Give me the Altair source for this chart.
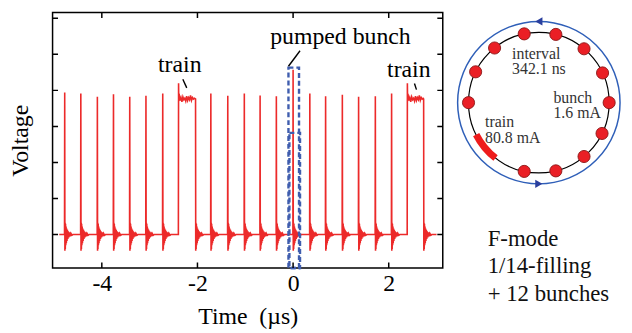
import math
import altair as alt
import pandas as pd

SERIF = "Liberation Serif"
RED = "#EC2A2A"
BLUE_BOX = "#3F5DAE"
BLUE_RING = "#2F5FB8"
BLUE_ARROW = "#2A3F9E"

# ---------------- main trace : axes ----------------
X_DOMAIN = [-5.03, 3.13]
Y_DOMAIN = [-0.93, 6.16]
X_TICKS = [-4, -2, 0, 2]
Y_TICKS = [0, 1, 2, 3, 4, 5, 6]

# single-bunch spikes (time in us, peak height)
BUNCH_T = [-4.776, -4.439, -4.093, -3.756, -3.416, -3.077, -2.726,
           -1.720, -1.366, -1.020, -0.690, -0.350, 0.000,
           0.350, 0.680, 1.030, 1.370, 1.720, 2.060]
BUNCH_V = [3.94, 3.91, 3.82, 3.89, 3.82, 3.85, 3.91,
           3.91, 3.85, 3.91, 3.86, 3.84, 4.57,
           3.91, 3.84, 3.88, 3.82, 3.84, 3.91]

# bunch trains (start / end time)
TRAIN_START = [-2.395, 2.390]
TRAIN_END = [-2.040, 2.730]
# plateau of a train, relative to its start
TRAIN_DT = [0.000, 0.004, 0.012, 0.030, 0.050, 0.070, 0.090, 0.110, 0.130,
            0.150, 0.170, 0.190, 0.210, 0.230, 0.250, 0.270, 0.290, 0.310, 0.330]
TRAIN_V = [4.20, 3.70, 3.90, 3.72, 3.80, 3.68, 3.82, 3.74, 3.78,
           3.70, 3.84, 3.72, 3.80, 3.74, 3.86, 3.72, 3.80, 3.76, 3.78]
TRAIN_LAST_V = 3.76

# ringing after each falling edge, relative to the edge
RING_DT = [0.004, 0.008, 0.012, 0.017, 0.022, 0.028, 0.034, 0.041, 0.048,
           0.056, 0.065, 0.075, 0.086, 0.100, 0.115, 0.130, 0.150, 0.170]
RING_V = [-0.45, 0.33, -0.40, 0.30, -0.30, 0.22, -0.24, 0.17, -0.18,
          0.13, -0.12, 0.09, -0.08, 0.06, -0.05, 0.03, -0.02, 0.00]

TRACE_START = -4.89
TRACE_END = 3.00

# pumped-bunch dashed boxes
BOX_X0 = [-0.097, -0.077]
BOX_X1 = [0.124, 0.145]
BOX_TOP = [4.63, 2.82]

# annotations
ANN_TEXT = ["pumped bunch", "train", "train"]
ANN_T = [0.99, -2.37, 2.42]
ANN_V = [5.29, 4.51, 4.37]
LEAD_T0 = [0.145, -2.306, 2.538]
LEAD_V0 = [5.10, 4.31, 4.19]
LEAD_T1 = [-0.097, -2.224, 2.580]
LEAD_V1 = [4.67, 4.07, 4.02]

# ---------------- ring diagram ----------------
DOT_ANGLES = [102, 76, 50, 25, 0, -26, -50, -76, -102, 129, 154, 180]  # degrees
TRAIN_ARC = [218, 243]  # degrees, clockwise from 12 o'clock
RING_R_PX = 71
OUTER_R_PX = 82
DIAG_X = [-1.2254, 1.169]
DIAG_Y = [-2.944, 1.2817]
RING_LABELS = ["interval", "342.1 ns", "bunch", "1.6 mA", "train", "80.8 mA"]
RING_LX = [-0.38, -0.38, 0.207, 0.207, -0.765, -0.765]
RING_LY = [0.697, 0.472, 0.070, -0.155, -0.282, -0.507]
MODE_LABELS = ["F-mode", "1/14-filling", "+ 12 bunches"]
MODE_LX = [-0.728, -0.728, -0.728]
MODE_LY = [-1.934, -2.33, -2.72]

# ---------------- build trace table ----------------
events = [("b", t, h) for t, h in zip(BUNCH_T, BUNCH_V)] + \
         [("t", s, e) for s, e in zip(TRAIN_START, TRAIN_END)]
events.sort(key=lambda e: e[1])
pts = [(TRACE_START, 0.0)]
for kind, a, b in events:
    if kind == "b":
        pts.append((a - 0.004, 0.0))
        pts.append((a, b))
        edge = a
    else:
        pts.append((a - 0.004, 0.0))
        for dt, v in zip(TRAIN_DT, TRAIN_V):
            if a + dt < b:
                pts.append((a + dt, v))
        pts.append((b, TRAIN_LAST_V))
        edge = b
    for dt, v in zip(RING_DT, RING_V):
        pts.append((edge + dt, v))
pts.append((TRACE_END, 0.0))
trace = pd.DataFrame({"t": [p[0] for p in pts], "v": [p[1] for p in pts],
                      "i": list(range(len(pts)))})

xs = alt.Scale(domain=X_DOMAIN, nice=False, zero=False)
ys = alt.Scale(domain=Y_DOMAIN, nice=False, zero=False)

x_axis = alt.Axis(values=X_TICKS, labelExpr="'' + datum.value", ticks=False, tickSize=0,
                  domain=False, grid=False, labelPadding=4, labelFontSize=24,
                  labelFont=SERIF, labelColor="black", titleFont=SERIF, titleFontSize=24,
                  titleFontWeight="normal", titleColor="black", titlePadding=9)
y_axis = alt.Axis(labels=False, ticks=False, domain=False, grid=False,
                  titleFont=SERIF, titleFontSize=24, titleFontWeight="normal",
                  titleColor="black", titlePadding=20)

line = alt.Chart(trace).mark_line(color=RED, strokeWidth=1.6).encode(
    x=alt.X("t:Q", scale=xs, axis=x_axis, title="Time\u00a0 (\u00b5s)"),
    y=alt.Y("v:Q", scale=ys, axis=y_axis, title="Voltage"),
    order="i:Q",
)

boxes_df = pd.DataFrame({"x0": BOX_X0, "x1": BOX_X1, "top": BOX_TOP,
                         "bot": [Y_DOMAIN[0]] * len(BOX_X0)})
boxes = alt.Chart(boxes_df).mark_rect(fillOpacity=0, stroke=BLUE_BOX, strokeWidth=2.4,
                                      strokeDash=[5, 3]).encode(
    x=alt.X("x0:Q", scale=xs), x2="x1:Q", y=alt.Y("bot:Q", scale=ys), y2="top:Q")

xt_df = pd.DataFrame({"t": X_TICKS * 2,
                      "v": [Y_DOMAIN[0]] * len(X_TICKS) + [Y_DOMAIN[1]] * len(X_TICKS)})
xticks = alt.Chart(xt_df).mark_tick(orient="vertical", size=11, thickness=1.5,
                                    color="black", clip=True, opacity=1).encode(
    x=alt.X("t:Q", scale=xs), y=alt.Y("v:Q", scale=ys))
yt_df = pd.DataFrame({"v": Y_TICKS * 2,
                      "t": [X_DOMAIN[0]] * len(Y_TICKS) + [X_DOMAIN[1]] * len(Y_TICKS)})
yticks = alt.Chart(yt_df).mark_tick(orient="horizontal", size=11, thickness=1.5,
                                    color="black", clip=True, opacity=1).encode(
    x=alt.X("t:Q", scale=xs), y=alt.Y("v:Q", scale=ys))

ann_df = pd.DataFrame({"t": ANN_T, "v": ANN_V, "label": ANN_TEXT})
ann = alt.Chart(ann_df).mark_text(font=SERIF, fontSize=24, color="black",
                                  align="center", baseline="alphabetic").encode(
    x=alt.X("t:Q", scale=xs), y=alt.Y("v:Q", scale=ys), text="label:N")
lead_df = pd.DataFrame({"t0": LEAD_T0, "v0": LEAD_V0, "t1": LEAD_T1, "v1": LEAD_V1})
leads = alt.Chart(lead_df).mark_rule(color="black", strokeWidth=1.4).encode(
    x=alt.X("t0:Q", scale=xs), y=alt.Y("v0:Q", scale=ys), x2="t1:Q", y2="v1:Q")

main = alt.layer(line, boxes, xticks, yticks, leads, ann).properties(
    width=394, height=258,
    view=alt.ViewBackground(stroke="black", strokeWidth=1.5))

# ---------------- ring diagram ----------------
dxs = alt.Scale(domain=DIAG_X, nice=False, zero=False)
dys = alt.Scale(domain=DIAG_Y, nice=False, zero=False)
center = pd.DataFrame({"x": [0.0], "y": [0.0]})

# Vega circle symbol: diameter = sqrt(size)
outer = alt.Chart(center).mark_point(shape="circle", size=(2 * OUTER_R_PX) ** 2,
                                     filled=False, stroke=BLUE_RING, strokeWidth=1.5,
                                     opacity=1).encode(
    x=alt.X("x:Q", scale=dxs, axis=None), y=alt.Y("y:Q", scale=dys, axis=None))
inner = alt.Chart(center).mark_point(shape="circle", size=(2 * RING_R_PX) ** 2,
                                     filled=False, stroke="black", strokeWidth=1.2,
                                     opacity=1).encode(
    x=alt.X("x:Q", scale=dxs, axis=None), y=alt.Y("y:Q", scale=dys, axis=None))
arc = alt.Chart(center).mark_arc(radius=RING_R_PX + 3.5, radius2=RING_R_PX - 3.5,
                                 theta=math.radians(TRAIN_ARC[0]),
                                 theta2=math.radians(TRAIN_ARC[1]),
                                 color="#EE1C1C").encode(
    x=alt.X("x:Q", scale=dxs, axis=None), y=alt.Y("y:Q", scale=dys, axis=None))

dots_df = pd.DataFrame({"x": [math.cos(math.radians(a)) for a in DOT_ANGLES],
                        "y": [math.sin(math.radians(a)) for a in DOT_ANGLES]})
dots = alt.Chart(dots_df).mark_point(shape="circle", size=150, filled=True, fill="#EA1F25",
                                     stroke="#8A1515", strokeWidth=0.9, opacity=1).encode(
    x=alt.X("x:Q", scale=dxs, axis=None), y=alt.Y("y:Q", scale=dys, axis=None))

arrow_df = pd.DataFrame({"x": [0.0, 0.0],
                         "y": [OUTER_R_PX / RING_R_PX, -OUTER_R_PX / RING_R_PX],
                         "shape": ["triangle-left", "triangle-right"]})
arrows = alt.Chart(arrow_df).mark_point(filled=True, size=70, color=BLUE_ARROW,
                                        opacity=1).encode(
    x=alt.X("x:Q", scale=dxs, axis=None), y=alt.Y("y:Q", scale=dys, axis=None),
    shape=alt.Shape("shape:N", scale=None))

rl_df = pd.DataFrame({"x": RING_LX, "y": RING_LY, "label": RING_LABELS})
ring_text = alt.Chart(rl_df).mark_text(font=SERIF, fontSize=16, color="#333333",
                                       align="left", baseline="middle").encode(
    x=alt.X("x:Q", scale=dxs, axis=None), y=alt.Y("y:Q", scale=dys, axis=None),
    text="label:N")
ml_df = pd.DataFrame({"x": MODE_LX, "y": MODE_LY, "label": MODE_LABELS})
mode_text = alt.Chart(ml_df).mark_text(font=SERIF, fontSize=23, color="#111111",
                                       align="left", baseline="middle").encode(
    x=alt.X("x:Q", scale=dxs, axis=None), y=alt.Y("y:Q", scale=dys, axis=None),
    text="label:N")

diagram = alt.layer(outer, inner, arc, dots, arrows, ring_text, mode_text).properties(
    width=170, height=300)

chart = alt.hconcat(main, diagram, spacing=8).properties(
    padding={"left": 0, "top": 2, "right": 0, "bottom": 0}
).configure_view(stroke="transparent")

chart.save("out.html", embed_options={"renderer": "svg", "actions": False})
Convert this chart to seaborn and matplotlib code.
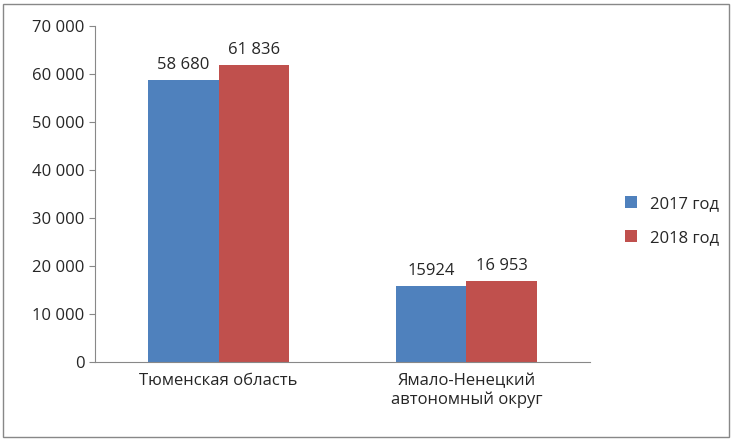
import matplotlib
matplotlib.use("Agg")
import matplotlib.pyplot as plt
import seaborn as sns
import pandas as pd
from matplotlib.patches import FancyBboxPatch

categories = ["Тюменская область", "Ямало-Ненецкий\nавтономный округ"]
series = ["2017 год", "2018 год"]
values_2017 = [58680, 15924]
values_2018 = [61836, 16953]
labels_2017 = ["58 680", "15924"]
labels_2018 = ["61 836", "16 953"]
yticks = [0, 10000, 20000, 30000, 40000, 50000, 60000, 70000]
ytick_labels = ["0", "10 000", "20 000", "30 000", "40 000", "50 000", "60 000", "70 000"]

sns.set_style("white")
plt.rcParams['font.family'] = ['Open Sans', 'DejaVu Sans']

df = pd.DataFrame({
    "cat": categories * 2,
    "series": [series[0]] * 2 + [series[1]] * 2,
    "val": values_2017 + values_2018,
})

fig = plt.figure(figsize=(7.35, 4.41), dpi=100)
fig.patches.append(FancyBboxPatch((0.004, 0.01), 0.988, 0.982, boxstyle="square,pad=0",
                                  transform=fig.transFigure, fill=False, edgecolor="#888888", lw=1.0))
ax = fig.add_axes([0.129, 0.179, 0.674, 0.762])
sns.barplot(data=df, x="cat", y="val", hue="series", palette=["#4F81BD", "#C0504D"],
            width=0.57, ax=ax, saturation=1, edgecolor="none")
ax.set_ylim(0, 70000)
ax.set_yticks(yticks)
ax.set_yticklabels(ytick_labels, fontsize=12)
ax.set_xlabel("")
ax.set_ylabel("")
ax.tick_params(axis="x", labelsize=12, length=0, pad=8)
ax.tick_params(axis="y", left=True, length=4, color="#888888")
for s in ["top", "right"]:
    ax.spines[s].set_visible(False)
for s in ["left", "bottom"]:
    ax.spines[s].set_color("#888888")
for cont, labs in zip(ax.containers, [labels_2017, labels_2018]):
    ax.bar_label(cont, labels=labs, padding=5, fontsize=12)
ax.legend(loc="center left", bbox_to_anchor=(1.04, 0.42), frameon=False, fontsize=12,
          handlelength=0.7, handleheight=0.7, labelspacing=1.1)
fig.savefig("out.png", dpi=100)
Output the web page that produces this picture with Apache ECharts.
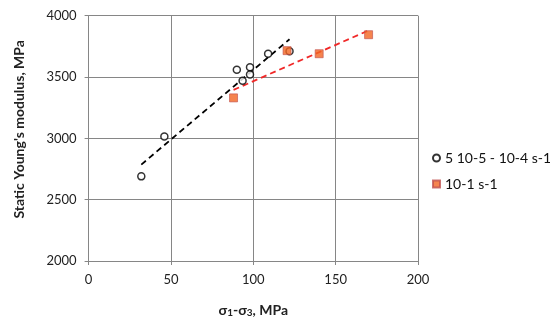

What you will do: Except for the pictures, write out exactly the lines from the line that contains "Convert this chart" through the line that contains "from matplotlib.patches import FancyBboxPatch", including both.

Exercise output:
Convert this chart to seaborn and matplotlib code.
import matplotlib
matplotlib.use("Agg")
import matplotlib.pyplot as plt
import seaborn as sns
import pandas as pd
from matplotlib.patches import FancyBboxPatch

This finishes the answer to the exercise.